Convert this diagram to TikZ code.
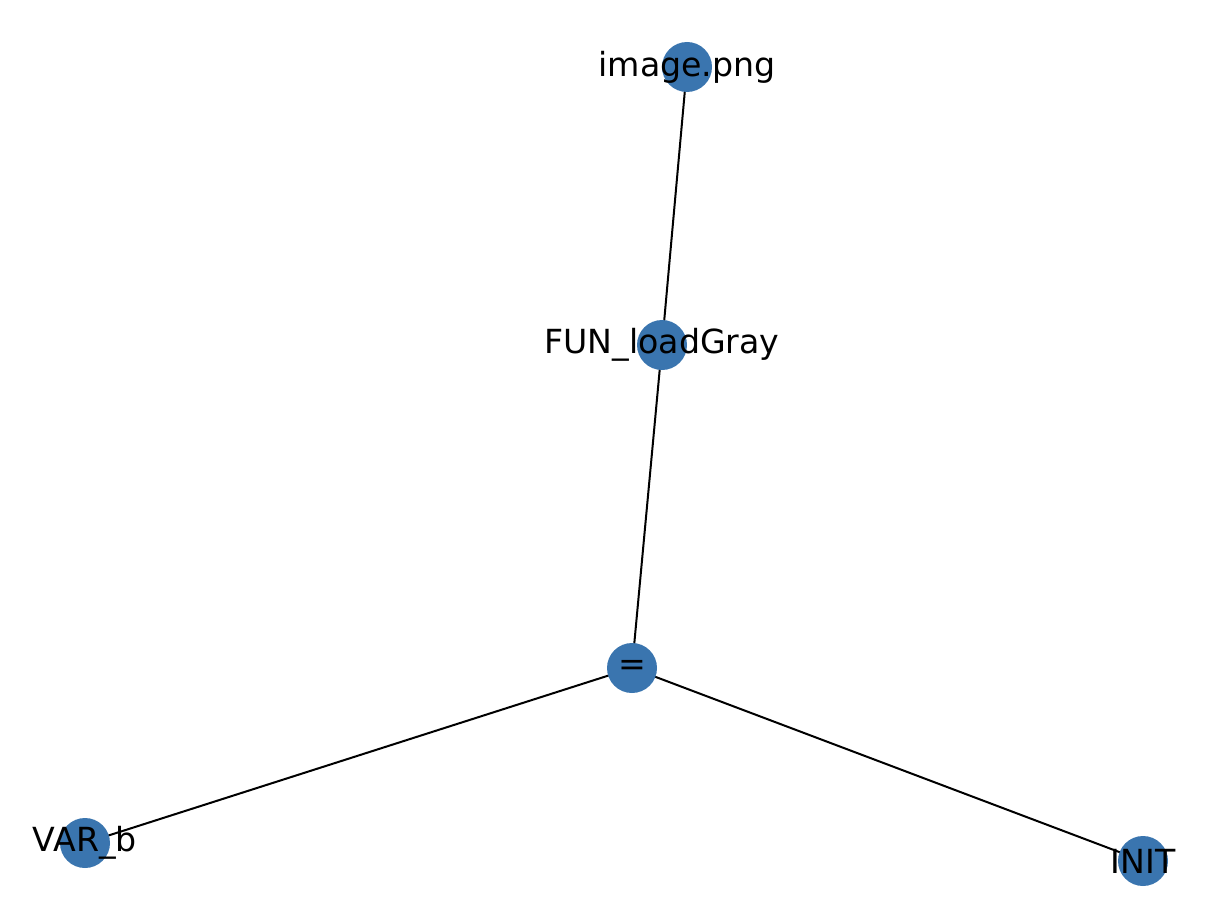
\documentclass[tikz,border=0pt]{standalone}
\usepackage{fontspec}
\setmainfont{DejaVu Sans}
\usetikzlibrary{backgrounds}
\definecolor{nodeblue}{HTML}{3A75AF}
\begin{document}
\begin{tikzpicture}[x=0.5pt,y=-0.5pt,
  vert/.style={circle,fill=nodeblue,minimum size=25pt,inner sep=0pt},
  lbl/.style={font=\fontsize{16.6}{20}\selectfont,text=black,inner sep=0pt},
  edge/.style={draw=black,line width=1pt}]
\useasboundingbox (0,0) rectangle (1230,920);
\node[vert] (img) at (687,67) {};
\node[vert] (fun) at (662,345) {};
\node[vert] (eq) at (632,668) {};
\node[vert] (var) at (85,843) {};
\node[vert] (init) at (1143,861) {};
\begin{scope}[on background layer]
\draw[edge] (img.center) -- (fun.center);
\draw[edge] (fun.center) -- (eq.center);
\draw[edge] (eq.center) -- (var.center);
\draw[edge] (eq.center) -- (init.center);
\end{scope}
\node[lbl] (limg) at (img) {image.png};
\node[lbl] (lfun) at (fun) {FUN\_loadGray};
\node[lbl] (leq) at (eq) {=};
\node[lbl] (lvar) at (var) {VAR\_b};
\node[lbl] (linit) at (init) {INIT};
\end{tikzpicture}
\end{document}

==

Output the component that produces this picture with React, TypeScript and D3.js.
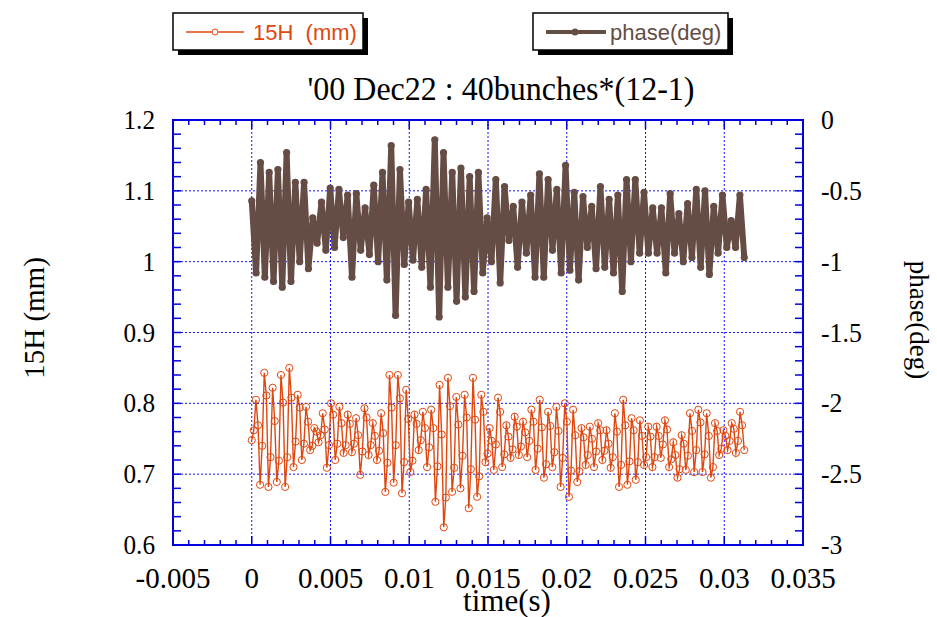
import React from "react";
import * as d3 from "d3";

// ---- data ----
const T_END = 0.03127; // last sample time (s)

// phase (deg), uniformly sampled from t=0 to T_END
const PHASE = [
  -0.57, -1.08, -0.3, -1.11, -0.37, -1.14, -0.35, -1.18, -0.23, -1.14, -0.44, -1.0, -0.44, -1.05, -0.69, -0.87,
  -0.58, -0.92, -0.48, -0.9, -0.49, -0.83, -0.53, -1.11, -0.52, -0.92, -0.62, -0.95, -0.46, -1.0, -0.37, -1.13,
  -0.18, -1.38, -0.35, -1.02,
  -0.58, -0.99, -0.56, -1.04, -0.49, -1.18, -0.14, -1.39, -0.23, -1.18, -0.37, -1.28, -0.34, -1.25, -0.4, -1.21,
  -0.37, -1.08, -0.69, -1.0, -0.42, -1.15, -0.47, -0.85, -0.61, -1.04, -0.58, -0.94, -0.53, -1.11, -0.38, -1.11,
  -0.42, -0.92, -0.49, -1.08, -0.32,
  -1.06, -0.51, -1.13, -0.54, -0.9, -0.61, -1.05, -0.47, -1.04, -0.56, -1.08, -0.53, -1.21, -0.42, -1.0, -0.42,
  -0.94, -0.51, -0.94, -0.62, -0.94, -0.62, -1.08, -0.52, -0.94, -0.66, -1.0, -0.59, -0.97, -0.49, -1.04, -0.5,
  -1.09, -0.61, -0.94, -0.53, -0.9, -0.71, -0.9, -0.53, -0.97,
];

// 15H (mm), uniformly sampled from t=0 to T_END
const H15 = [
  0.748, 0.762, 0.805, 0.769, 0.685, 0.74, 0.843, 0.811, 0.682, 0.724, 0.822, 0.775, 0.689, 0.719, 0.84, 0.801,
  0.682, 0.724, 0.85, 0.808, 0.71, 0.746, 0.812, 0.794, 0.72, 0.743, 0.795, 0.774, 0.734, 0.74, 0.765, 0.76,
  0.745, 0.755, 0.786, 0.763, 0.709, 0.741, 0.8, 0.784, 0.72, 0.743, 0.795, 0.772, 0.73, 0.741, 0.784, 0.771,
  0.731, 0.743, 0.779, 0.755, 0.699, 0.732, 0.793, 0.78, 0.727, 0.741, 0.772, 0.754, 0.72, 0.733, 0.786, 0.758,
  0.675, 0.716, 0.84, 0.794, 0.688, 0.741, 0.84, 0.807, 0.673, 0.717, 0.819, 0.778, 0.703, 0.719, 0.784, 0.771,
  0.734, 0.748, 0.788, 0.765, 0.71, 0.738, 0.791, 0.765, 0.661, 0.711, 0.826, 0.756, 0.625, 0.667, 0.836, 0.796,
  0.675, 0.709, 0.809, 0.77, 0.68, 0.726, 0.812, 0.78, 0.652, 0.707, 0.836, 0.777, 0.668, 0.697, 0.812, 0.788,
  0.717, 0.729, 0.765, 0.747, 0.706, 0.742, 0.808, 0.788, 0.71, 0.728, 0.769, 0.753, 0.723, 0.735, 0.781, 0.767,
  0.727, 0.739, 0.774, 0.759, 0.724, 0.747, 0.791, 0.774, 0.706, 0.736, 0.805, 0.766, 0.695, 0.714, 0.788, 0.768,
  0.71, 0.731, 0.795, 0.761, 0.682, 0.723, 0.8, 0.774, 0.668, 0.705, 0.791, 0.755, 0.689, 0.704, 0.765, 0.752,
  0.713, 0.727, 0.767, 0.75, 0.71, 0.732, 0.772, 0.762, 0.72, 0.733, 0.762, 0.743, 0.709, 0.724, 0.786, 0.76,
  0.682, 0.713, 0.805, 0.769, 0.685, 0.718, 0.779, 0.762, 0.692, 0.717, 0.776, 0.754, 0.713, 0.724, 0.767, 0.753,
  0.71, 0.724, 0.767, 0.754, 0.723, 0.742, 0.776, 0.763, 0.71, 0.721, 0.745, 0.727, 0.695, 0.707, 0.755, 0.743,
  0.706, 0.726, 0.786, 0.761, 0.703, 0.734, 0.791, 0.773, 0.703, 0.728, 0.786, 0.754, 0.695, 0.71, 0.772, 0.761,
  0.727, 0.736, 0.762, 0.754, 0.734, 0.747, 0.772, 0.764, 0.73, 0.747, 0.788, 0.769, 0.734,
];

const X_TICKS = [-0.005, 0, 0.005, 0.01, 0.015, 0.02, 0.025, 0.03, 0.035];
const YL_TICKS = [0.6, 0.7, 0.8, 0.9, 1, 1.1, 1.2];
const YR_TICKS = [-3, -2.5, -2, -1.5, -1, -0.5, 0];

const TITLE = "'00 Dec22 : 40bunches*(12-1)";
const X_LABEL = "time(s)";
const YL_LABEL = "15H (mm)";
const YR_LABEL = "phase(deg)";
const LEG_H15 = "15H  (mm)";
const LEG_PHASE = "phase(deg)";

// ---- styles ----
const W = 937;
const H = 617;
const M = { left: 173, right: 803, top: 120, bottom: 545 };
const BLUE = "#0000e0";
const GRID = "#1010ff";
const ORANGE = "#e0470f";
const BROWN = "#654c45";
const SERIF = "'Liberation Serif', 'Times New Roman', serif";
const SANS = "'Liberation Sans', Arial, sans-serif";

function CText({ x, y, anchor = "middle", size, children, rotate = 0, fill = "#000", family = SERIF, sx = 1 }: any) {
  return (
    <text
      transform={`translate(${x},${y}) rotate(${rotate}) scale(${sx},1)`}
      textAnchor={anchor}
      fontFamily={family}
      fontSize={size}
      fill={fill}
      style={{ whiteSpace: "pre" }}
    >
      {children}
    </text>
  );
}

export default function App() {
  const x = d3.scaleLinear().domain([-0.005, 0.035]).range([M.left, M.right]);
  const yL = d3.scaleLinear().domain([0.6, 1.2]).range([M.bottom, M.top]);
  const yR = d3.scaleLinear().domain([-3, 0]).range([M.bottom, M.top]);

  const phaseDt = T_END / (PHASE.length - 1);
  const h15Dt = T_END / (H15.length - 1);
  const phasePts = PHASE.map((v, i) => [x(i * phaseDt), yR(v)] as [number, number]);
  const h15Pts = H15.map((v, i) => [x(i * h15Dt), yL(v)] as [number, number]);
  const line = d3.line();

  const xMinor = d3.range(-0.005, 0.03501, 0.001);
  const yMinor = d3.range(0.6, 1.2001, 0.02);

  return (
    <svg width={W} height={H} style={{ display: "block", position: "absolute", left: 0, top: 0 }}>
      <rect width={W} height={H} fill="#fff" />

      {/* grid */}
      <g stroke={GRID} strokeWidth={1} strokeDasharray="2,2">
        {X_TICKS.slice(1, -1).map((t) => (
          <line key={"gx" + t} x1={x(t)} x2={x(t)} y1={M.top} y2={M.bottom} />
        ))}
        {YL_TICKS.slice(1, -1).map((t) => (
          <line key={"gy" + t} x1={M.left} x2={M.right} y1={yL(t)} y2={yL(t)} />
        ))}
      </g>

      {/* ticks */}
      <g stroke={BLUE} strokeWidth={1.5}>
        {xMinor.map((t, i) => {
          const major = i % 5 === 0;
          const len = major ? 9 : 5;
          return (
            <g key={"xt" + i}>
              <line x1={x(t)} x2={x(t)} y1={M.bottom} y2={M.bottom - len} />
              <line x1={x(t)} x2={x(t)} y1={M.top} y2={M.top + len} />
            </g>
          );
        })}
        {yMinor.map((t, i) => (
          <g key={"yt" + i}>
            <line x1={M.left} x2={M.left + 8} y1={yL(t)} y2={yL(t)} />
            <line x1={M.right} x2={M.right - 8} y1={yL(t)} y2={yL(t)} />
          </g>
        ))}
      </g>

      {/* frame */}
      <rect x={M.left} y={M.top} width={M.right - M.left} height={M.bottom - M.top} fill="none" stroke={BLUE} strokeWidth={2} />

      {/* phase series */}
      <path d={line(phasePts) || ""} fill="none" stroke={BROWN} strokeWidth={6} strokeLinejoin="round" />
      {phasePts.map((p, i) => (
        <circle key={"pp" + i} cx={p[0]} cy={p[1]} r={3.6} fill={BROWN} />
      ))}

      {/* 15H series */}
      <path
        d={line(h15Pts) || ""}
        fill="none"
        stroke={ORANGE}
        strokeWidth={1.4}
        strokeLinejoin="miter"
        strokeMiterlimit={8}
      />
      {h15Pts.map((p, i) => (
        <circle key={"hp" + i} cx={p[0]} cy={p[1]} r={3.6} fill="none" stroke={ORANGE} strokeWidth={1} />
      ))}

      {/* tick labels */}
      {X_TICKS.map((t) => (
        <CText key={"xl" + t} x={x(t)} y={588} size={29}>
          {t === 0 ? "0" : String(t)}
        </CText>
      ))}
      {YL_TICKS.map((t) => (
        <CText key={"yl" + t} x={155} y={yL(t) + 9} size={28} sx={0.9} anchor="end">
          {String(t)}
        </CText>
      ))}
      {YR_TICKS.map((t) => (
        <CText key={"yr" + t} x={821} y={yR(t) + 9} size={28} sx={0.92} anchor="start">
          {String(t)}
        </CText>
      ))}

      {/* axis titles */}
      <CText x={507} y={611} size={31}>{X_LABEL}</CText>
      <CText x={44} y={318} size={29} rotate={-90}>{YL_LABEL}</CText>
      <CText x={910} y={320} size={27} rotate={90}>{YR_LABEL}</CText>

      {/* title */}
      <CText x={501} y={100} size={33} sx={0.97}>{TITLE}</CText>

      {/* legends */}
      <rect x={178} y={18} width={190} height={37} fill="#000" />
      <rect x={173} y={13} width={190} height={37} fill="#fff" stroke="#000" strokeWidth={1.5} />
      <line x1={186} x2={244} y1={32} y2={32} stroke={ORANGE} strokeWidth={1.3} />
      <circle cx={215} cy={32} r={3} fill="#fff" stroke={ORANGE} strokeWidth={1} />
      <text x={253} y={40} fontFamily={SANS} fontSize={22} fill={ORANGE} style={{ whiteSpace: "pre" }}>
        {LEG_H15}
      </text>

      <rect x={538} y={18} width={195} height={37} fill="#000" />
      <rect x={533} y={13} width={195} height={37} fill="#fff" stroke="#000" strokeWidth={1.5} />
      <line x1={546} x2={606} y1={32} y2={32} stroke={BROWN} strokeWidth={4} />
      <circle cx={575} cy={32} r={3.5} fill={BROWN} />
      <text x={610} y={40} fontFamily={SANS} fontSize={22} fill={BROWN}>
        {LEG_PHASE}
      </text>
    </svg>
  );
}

• Task prompt: Find the lines above that include the string "this" and copy them.

• Exercise answer:
Convert this diagram to TikZ code.
Output the component that produces this picture with React, TypeScript and D3.js.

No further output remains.